Being A Cut Above The Rest: Maximising Your Employability

Get your CV to the top of the pile

Employers will receive hundreds of individual CVs for a position, making it hard for yours to stand out and make an impact. When writing up yours, you need to think about how it will look in a crowd of other similar documents, rather than as a standalone read.

Employers tell us that one great way to achieve this is to incorporate a lot of space in your CV design. Big blocks of text can start to get tiresome for recruiters who are reading hundreds of documents, so keep the text to the key points and leave a lot of open space to make it easier to read and to draw attention to what matters.

An attractive looking CV will go a long way, but we aren’t all graphic designers. There are plenty of free CV templates for Microsoft Word and Adobe Photoshop available online, so get looking. The best looking CVs utilize graphics, like icons and charts, to communicate key information without using text, leaving the CV looking clean and professional.

Highlight your valuable skills

Employers constantly tell us that when they assess candidates for a job, they’re scanning CVs for employable characteristics and skills which they have previously identified as being essential for the position. Making sure your CV and cover letter highlights the employable attributes and skills you have can improve your chances of landing the job.

Skills can be either hard or soft, meaning they can be specific, technical skills or more general, personal or interpersonal skills which are transferable to almost any job. Chances are, you’ll know what the relevant hard skills are for your industry - whether that’s expertise in certain software packages, coding languages, or trade-related physical skills. However, it’s always a good idea to thoroughly read the job ad to identify skills they’re looking for and tailor your application as a result.

Soft skills can be harder to pin down, but modern employers place as much value in them as traditional hard skills. A good place to start is using an employability skills checklist to give yourself an overview of what your strengths and weaknesses are.

So, how do you communicate your skills to a potential employer? This is a good example of when it’s better to show, not tell. You’ll want to communicate this information visually, using a graphic, or a short bullet point with specific information on it - where did you learn this skill, when/how have you used this skill? Etc.

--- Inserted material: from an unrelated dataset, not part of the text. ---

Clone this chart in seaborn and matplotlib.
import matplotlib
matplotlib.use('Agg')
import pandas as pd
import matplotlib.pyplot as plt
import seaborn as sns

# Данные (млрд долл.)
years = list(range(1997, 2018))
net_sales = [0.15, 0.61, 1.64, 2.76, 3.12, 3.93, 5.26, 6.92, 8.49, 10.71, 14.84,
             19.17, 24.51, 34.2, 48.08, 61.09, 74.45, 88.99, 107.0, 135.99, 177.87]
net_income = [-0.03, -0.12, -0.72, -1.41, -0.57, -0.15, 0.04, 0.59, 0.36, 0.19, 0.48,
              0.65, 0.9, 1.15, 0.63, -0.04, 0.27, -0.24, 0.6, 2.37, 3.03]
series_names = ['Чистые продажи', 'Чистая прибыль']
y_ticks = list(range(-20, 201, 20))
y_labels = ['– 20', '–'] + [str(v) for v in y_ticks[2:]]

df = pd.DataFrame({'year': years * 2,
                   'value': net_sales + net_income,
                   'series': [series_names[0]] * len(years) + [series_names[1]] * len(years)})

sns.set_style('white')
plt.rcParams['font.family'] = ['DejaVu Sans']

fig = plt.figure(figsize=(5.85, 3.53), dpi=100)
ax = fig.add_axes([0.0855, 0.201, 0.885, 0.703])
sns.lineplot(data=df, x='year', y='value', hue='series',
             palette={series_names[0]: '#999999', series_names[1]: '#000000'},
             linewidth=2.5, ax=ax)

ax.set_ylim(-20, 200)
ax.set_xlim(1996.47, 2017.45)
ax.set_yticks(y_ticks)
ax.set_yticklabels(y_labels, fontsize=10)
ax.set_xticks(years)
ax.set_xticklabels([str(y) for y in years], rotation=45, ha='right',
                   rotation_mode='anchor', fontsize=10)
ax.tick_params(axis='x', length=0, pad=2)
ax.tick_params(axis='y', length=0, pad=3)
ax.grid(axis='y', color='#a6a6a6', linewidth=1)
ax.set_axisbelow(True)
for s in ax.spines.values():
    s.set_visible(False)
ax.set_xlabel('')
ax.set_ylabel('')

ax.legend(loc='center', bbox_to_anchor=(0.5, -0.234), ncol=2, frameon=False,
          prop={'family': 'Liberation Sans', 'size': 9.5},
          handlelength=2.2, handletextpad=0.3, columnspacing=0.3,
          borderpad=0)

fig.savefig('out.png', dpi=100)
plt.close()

Hit the cover letter out of the park

Your cover letter is another great opportunity to show your employable skills and how they’ve developed. First up, your cover letter shouldn’t be too long - don’t let it stray over one page in length. A simple formula can help you write a cover letter that grabs the reader’s attention and highlights your employability:

First, you want to hook the reader. If possible, you should address the reader by name. If you know who will be reading it from the job ad, or from research on the company’s website, you can do this. Otherwise, address the position - “Dear Hiring Manager”, or something similar.

The first body paragraph should catch their attention. You need to express your specific interest in their company and give an example of a time when you’ve succeeded in a similar role. The second paragraph is where you show everything you’ve got to offer. You should narrow in on the skills listed in the job ad and highlight the most relevant experience you have, going through problems you may have had, the action you took to fix it and the result.

The last paragraph should focus on why you think you’ll fit in with the company. Employers want to know that candidates have the skills to do the job, but also want to see your personality and what you’d be like to be around for 40 hours a week. Researching the company in question goes a long way here, as this will allow you to tell them what specifically interests you about the company and their work - something every employer wants to hear.

Constantly learn and develop

In the modern job market, your employability is something which develops, rather than being set in stone. It’s helpful to cultivate a mindset of constant development. Whether it’s a job, a course, or a hobby, think about what skills you are developing in the situation. Then, think about how you can communicate that to an employer.

Education is increasingly modular and ongoing. Traditional education providers, like universities and polytechnics, are offering more short-form and part-time courses which can quickly increase your employability. Meanwhile, online learning is an increasingly viable alternative, and it’s often a free way to gain skills.

Modern jobs often allow you frequent opportunities to work in different capacities and gain different skills. Being proactive and organized at work can afford you extra opportunities to lend a hand on different projects and keep trying new things. Remember, the more things you can do, the more employable you are!

Talk to someone if you’re not sure

There is such a wealth of information available, online and elsewhere, that it can seem overwhelming. If you think it would help you, it’s always a good idea to consolidate this information with one-on-one contact with someone who’s in the know.

This guide takes you through the process of informational interviewing, which is basically arranging to meet up and pick the brain of someone in your field who might have good advice for you. Meanwhile, there are also plenty of professional services related to creating CVs, writing cover letters and planning your career path.

As long as you seek and follow good advice, you’ll have every opportunity to maximize your employability. Tailor your CV to each job and make sure you really nail that cover letter!